• _EXERCISE MATERIAL_
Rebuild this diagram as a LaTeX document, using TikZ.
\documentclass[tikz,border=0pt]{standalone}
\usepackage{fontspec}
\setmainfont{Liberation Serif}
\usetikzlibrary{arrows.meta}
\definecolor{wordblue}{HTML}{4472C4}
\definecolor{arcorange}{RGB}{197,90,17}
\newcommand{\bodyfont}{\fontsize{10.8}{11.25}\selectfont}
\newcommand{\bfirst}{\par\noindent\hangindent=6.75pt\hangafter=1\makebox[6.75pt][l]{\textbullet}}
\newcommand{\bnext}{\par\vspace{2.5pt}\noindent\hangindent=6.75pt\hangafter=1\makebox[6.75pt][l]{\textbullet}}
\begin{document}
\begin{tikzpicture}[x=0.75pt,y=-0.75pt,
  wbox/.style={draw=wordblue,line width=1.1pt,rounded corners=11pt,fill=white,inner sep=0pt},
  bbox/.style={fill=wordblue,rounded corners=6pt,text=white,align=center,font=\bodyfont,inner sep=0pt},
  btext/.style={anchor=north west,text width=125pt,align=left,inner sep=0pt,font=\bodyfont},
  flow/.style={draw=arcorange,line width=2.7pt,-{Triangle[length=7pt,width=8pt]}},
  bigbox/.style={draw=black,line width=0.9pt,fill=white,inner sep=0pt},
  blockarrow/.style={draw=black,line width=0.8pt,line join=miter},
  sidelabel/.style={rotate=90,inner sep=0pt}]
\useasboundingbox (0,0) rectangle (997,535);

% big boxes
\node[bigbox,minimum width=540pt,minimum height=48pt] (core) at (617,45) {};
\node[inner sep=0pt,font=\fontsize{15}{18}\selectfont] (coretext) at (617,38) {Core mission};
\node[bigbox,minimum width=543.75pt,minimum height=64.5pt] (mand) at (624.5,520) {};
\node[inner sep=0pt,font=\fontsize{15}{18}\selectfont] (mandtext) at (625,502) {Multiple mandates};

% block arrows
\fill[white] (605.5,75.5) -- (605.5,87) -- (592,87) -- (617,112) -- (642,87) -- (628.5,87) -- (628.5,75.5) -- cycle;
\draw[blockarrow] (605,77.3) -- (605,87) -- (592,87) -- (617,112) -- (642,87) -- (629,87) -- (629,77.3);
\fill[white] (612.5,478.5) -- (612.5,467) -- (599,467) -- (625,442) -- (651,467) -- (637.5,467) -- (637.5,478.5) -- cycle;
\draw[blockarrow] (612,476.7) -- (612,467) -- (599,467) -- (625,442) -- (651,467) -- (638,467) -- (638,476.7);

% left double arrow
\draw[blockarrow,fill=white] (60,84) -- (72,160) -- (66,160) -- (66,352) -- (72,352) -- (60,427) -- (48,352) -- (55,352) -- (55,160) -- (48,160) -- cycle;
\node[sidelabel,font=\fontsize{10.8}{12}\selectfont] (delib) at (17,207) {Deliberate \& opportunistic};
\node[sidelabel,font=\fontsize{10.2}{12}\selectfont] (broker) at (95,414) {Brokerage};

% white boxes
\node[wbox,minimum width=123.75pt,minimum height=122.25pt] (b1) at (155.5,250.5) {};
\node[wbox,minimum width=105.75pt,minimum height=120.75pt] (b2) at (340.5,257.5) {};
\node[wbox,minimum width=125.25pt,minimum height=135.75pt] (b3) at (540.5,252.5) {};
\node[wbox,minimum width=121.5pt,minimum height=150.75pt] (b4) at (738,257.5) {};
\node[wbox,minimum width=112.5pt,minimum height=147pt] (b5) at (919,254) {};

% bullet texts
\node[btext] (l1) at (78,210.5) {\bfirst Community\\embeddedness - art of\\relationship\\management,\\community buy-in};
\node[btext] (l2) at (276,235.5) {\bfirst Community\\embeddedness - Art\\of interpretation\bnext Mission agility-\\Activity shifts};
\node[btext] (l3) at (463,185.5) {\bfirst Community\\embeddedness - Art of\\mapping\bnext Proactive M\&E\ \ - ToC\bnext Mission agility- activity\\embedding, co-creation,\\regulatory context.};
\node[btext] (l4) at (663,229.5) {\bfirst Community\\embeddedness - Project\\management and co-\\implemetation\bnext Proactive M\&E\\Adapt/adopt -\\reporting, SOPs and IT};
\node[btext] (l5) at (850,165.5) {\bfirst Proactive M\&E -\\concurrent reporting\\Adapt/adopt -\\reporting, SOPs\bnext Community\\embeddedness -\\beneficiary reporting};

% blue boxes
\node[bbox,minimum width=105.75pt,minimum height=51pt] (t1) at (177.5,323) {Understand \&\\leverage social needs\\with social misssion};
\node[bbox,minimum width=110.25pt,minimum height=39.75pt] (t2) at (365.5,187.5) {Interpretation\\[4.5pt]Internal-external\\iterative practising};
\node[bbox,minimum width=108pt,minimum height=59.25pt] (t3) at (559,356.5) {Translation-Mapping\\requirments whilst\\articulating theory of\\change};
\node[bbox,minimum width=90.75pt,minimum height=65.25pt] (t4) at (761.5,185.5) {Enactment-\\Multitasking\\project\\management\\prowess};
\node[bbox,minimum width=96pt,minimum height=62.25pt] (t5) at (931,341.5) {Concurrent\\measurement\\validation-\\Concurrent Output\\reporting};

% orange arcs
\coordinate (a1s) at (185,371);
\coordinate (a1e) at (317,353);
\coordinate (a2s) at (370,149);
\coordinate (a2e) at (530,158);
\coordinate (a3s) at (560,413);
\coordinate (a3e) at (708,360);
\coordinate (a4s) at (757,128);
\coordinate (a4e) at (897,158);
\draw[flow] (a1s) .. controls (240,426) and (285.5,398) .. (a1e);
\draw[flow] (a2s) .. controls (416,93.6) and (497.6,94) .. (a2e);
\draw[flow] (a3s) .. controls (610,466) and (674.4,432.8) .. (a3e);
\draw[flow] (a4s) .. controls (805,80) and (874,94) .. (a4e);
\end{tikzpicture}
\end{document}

--

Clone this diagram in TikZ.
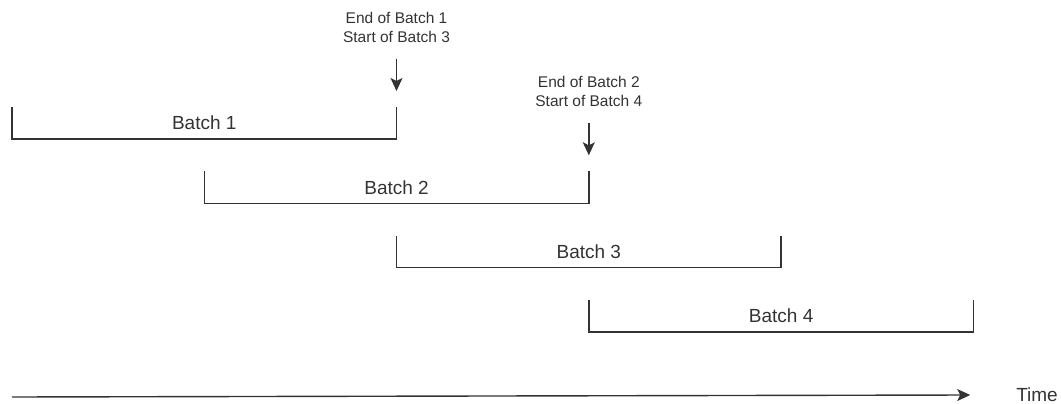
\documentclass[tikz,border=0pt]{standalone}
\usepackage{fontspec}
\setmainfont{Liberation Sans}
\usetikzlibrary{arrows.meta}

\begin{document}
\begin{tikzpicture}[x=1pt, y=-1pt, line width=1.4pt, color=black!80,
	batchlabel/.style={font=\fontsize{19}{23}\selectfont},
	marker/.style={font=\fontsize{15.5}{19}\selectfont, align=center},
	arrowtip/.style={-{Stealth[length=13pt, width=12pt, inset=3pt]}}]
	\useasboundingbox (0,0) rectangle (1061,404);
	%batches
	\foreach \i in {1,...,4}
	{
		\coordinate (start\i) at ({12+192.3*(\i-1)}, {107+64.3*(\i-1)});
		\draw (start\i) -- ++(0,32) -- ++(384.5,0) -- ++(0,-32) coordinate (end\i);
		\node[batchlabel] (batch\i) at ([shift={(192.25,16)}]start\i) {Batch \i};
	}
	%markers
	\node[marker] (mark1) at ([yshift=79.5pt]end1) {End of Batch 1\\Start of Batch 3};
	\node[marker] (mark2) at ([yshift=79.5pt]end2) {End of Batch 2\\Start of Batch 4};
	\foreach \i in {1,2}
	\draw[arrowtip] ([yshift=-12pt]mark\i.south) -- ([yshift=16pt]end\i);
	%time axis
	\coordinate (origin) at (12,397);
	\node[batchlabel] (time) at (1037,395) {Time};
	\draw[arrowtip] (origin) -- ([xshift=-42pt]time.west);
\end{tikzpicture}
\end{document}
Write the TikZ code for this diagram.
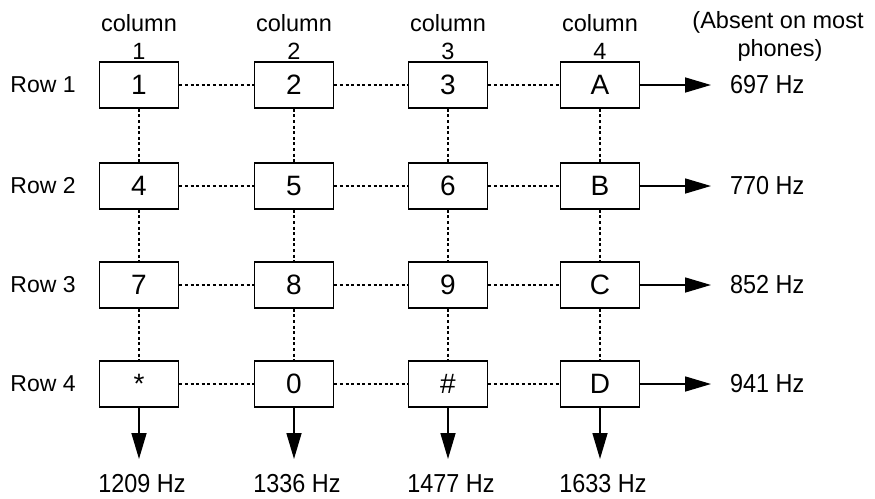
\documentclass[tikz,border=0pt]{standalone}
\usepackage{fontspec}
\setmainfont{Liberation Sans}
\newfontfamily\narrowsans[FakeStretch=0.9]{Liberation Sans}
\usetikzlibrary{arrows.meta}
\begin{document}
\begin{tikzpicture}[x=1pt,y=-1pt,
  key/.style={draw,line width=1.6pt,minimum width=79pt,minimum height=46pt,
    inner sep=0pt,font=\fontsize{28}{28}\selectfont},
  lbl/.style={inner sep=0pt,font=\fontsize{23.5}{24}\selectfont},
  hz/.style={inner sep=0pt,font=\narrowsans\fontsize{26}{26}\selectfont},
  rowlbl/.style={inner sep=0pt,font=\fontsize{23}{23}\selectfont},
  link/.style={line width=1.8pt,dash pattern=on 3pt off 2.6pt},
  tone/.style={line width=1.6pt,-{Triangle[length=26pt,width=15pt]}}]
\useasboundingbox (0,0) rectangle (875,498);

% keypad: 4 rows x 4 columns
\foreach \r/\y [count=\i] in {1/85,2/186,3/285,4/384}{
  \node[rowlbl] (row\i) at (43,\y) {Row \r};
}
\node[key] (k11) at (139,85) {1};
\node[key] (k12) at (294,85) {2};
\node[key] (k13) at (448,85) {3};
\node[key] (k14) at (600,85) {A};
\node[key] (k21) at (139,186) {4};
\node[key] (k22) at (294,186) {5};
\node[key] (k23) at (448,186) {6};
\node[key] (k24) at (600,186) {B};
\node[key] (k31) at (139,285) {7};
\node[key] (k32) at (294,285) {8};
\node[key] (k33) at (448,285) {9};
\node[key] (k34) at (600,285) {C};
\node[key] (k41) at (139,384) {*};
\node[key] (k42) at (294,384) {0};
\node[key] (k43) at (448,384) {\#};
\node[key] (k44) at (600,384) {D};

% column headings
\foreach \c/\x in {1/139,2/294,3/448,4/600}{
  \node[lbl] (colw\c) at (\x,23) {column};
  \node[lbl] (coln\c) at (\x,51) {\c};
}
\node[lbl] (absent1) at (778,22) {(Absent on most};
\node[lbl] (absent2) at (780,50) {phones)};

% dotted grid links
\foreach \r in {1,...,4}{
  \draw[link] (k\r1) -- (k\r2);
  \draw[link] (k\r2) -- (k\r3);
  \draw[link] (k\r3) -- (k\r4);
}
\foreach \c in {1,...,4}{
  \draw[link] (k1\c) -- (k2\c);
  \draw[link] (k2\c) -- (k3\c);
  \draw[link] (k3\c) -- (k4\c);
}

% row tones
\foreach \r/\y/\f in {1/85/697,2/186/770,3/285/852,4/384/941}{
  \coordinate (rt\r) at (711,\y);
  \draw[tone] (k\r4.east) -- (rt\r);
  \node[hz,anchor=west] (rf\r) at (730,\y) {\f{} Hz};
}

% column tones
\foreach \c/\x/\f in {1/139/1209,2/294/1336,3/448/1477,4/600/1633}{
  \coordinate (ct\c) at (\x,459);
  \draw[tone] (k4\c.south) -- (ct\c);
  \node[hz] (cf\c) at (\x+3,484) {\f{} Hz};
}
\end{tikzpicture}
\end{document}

• _WHAT IS ASKED_
Reproduce the lines above starting at the one with "Write the TikZ code for this diagram." and ending at the one with "(0,0) rectangle (875,498);", both included, exactly and with no pictures.

• _RESULT OF THE TASK_
Write the TikZ code for this diagram.
\documentclass[tikz,border=0pt]{standalone}
\usepackage{fontspec}
\setmainfont{Liberation Sans}
\newfontfamily\narrowsans[FakeStretch=0.9]{Liberation Sans}
\usetikzlibrary{arrows.meta}
\begin{document}
\begin{tikzpicture}[x=1pt,y=-1pt,
  key/.style={draw,line width=1.6pt,minimum width=79pt,minimum height=46pt,
    inner sep=0pt,font=\fontsize{28}{28}\selectfont},
  lbl/.style={inner sep=0pt,font=\fontsize{23.5}{24}\selectfont},
  hz/.style={inner sep=0pt,font=\narrowsans\fontsize{26}{26}\selectfont},
  rowlbl/.style={inner sep=0pt,font=\fontsize{23}{23}\selectfont},
  link/.style={line width=1.8pt,dash pattern=on 3pt off 2.6pt},
  tone/.style={line width=1.6pt,-{Triangle[length=26pt,width=15pt]}}]
\useasboundingbox (0,0) rectangle (875,498);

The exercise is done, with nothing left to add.